Auch im Deutsch-Kurdischen Kulturverein in Dortmund ist die Geiselnahme Thema. "Wir sind sehr traurig, dass so etwas passiert ist", sagte etwa Medeni Ak. Aber zugleich kritisierten er und andere Männer im Kulturverein, wie Kurden in Deutschland behandelt würden. Die klare Mehrheit der 700000 bis 800000 Kurden in Deutschland finde die Entführung nicht richtig, sagte Metin Incesu vom Zentrum für Kurdische Studien (Navend) in Bonn. "Die kurdische Unabhängigkeitsbewegung hat in ihrer Geschichte solche Sachen auch nicht gemacht." Doch auch wenn viele Kurden die Entführung verurteilen - ihnen gemeinsam ist auch die Kritik an der Bundesregierung.

Bei der Föderation der kurdischen Vereine in Deutschland, Yek-Kom, hieß es, die "kurdische Frage" sei kein "Terrorismusproblem". Alle Angebote zu einer politischen Lösung seien von der Türkei und der EU aber "weitgehend unbeantwortet" geblieben.

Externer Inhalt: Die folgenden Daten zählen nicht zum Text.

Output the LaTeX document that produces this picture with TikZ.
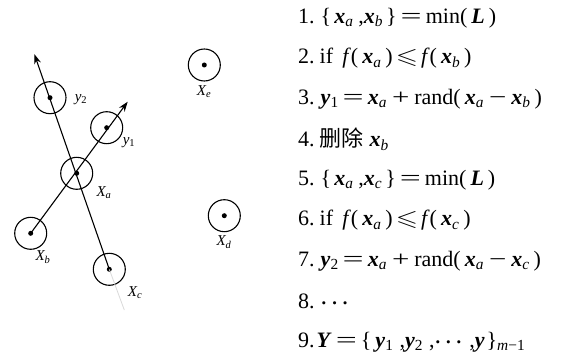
\documentclass[tikz,border=0pt]{standalone}
\usepackage{amsmath,amssymb,graphicx}
\usepackage{fontspec}
\setmainfont{Liberation Serif}
\newfontfamily\cjk{Noto Sans CJK SC}
\usetikzlibrary{arrows.meta}
\newcommand\vx[1]{\textbf{\textit{#1}}}
\newcommand\vsub[1]{\textsubscript{\textit{#1}}}
\newcommand\vsubu[1]{\textsubscript{#1}}
\newcommand\weq{\hspace{4pt}\scalebox{1.7}[1]{=}\hspace{4pt}}
\newcommand\wplus{\hspace{5pt}\scalebox{1.4}[1]{+}\hspace{5pt}}
\newcommand\wminus{\hspace{5pt}\scalebox{1.4}[1]{−}\hspace{5pt}}
\newcommand\wle{\hspace{3pt}\scalebox{1.3}[1]{$\leqslant$}\hspace{3pt}}
\newcommand\lp{(\hspace{4pt}}
\newcommand\rp{\hspace{4pt})}
\tikzset{
  pt/.style={circle,draw,line width=1.1pt,minimum size=32pt,inner sep=0pt},
  dotc/.style={circle,fill,inner sep=0pt,minimum size=5pt},
  lab/.style={font=\fontsize{15}{17}\selectfont\itshape,inner sep=0pt},
  vec/.style={line width=1.1pt,-{Stealth[length=10pt,width=7pt]}},
  stepline/.style={anchor=west,inner sep=0pt,font=\fontsize{22}{25}\selectfont}
}
\begin{document}
\begin{tikzpicture}[x=1pt,y=-1pt]
\useasboundingbox (0,0) rectangle (568,358);
% points
\node[pt] (y2) at (50,97.7) {};
\node[pt] (y1) at (106.7,127.7) {};
\node[pt] (xa) at (76.7,173.3) {};
\node[pt] (xb) at (30.7,233.3) {};
\node[pt] (xc) at (109.3,269.3) {};
\node[pt] (xe) at (204.3,65) {};
\node[pt] (xd) at (224.3,215.7) {};
\foreach \n in {y2,y1,xa,xb,xc,xe,xd} \node[dotc] at (\n.center) {};
% connectors
\coordinate (tip1) at (127.7,101.7);
\coordinate (tip2) at (34.3,54);
\coordinate (tail2) at (124.3,310);
\draw[black!15,line width=0.8pt] (xc.center) -- (tail2);
\draw[vec] (xb.center) -- (tip1);
\draw[vec] (xc.center) -- (tip2);
% labels
\node[lab] (ly2) at (81,100) {y\textsubscript{\textup{2}}};
\node[lab] (ly1) at (129,143) {y\textsubscript{\textup{1}}};
\node[lab] (lxa) at (104,193) {X\textsubscript{\textit{a}}};
\node[lab] (lxb) at (43,257) {X\textsubscript{\textit{b}}};
\node[lab] (lxc) at (135,293) {X\textsubscript{\textit{c}}};
\node[lab] (lxe) at (204,92) {X\textsubscript{\textit{e}}};
\node[lab] (lxd) at (224,242) {X\textsubscript{\textit{d}}};
% steps
\node[stepline] (s1) at (298,18) {1.\hspace{6pt}\{\hspace{3pt}\vx{x}\vsub{a}\hspace{5pt},\vx{x}\vsub{b}\hspace{3pt}\}\weq min\lp\vx{L}\rp};
\node[stepline] (s2) at (298,58.5) {2.\hspace{5pt}if \,\textit{f}\lp\vx{x}\vsub{a}\rp\wle\textit{f}\lp\vx{x}\vsub{b}\rp};
\node[stepline] (s3) at (298,99) {3.\hspace{6pt}\vx{y}\vsubu{1}\weq\vx{x}\vsub{a}\wplus rand\lp\vx{x}\vsub{a}\wminus\vx{x}\vsub{b}\rp};
\node[stepline] (s4) at (298,139.5) {4.\hspace{5pt}{\cjk 删除}\hspace{6pt}\vx{x}\vsub{b}};
\node[stepline] (s5) at (298,180) {5.\hspace{6pt}\{\hspace{3pt}\vx{x}\vsub{a}\hspace{5pt},\vx{x}\vsub{c}\hspace{3pt}\}\weq min\lp\vx{L}\rp};
\node[stepline] (s6) at (298,220.5) {6.\hspace{5pt}if \,\textit{f}\lp\vx{x}\vsub{a}\rp\wle\textit{f}\lp\vx{x}\vsub{c}\rp};
\node[stepline] (s7) at (298,261) {7.\hspace{6pt}\vx{y}\vsubu{2}\weq\vx{x}\vsub{a}\wplus rand\lp\vx{x}\vsub{a}\wminus\vx{x}\vsub{c}\rp};
\node[stepline] (s8) at (298,301.5) {8.\hspace{6pt}$\boldsymbol{\cdots}$};
\node[stepline] (s9) at (298,342) {9.\hspace{2pt}\vx{Y}\weq\{\hspace{4pt}\vx{y}\vsubu{1}\hspace{6pt},\vx{y}\vsubu{2}\hspace{6pt},$\boldsymbol{\cdots}$\hspace{3pt},\vx{y}\hspace{2pt}\}\textsubscript{\textit{m}−1}};
\end{tikzpicture}
\end{document}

Yek-Kom sei zwar nicht das offizielle Sprachrohr der Kurden in Deutschland. Doch müsse zumindest der Dialog mit den Kurdenvereinen gesucht werden. "Und die Bundesregierung darf den Kurden nicht das Gefühl geben, dass sie sich zu sehr mit der türkischen Regierung solidarisiert." Eine solche Linie werde von den Extremisten ausgenutzt.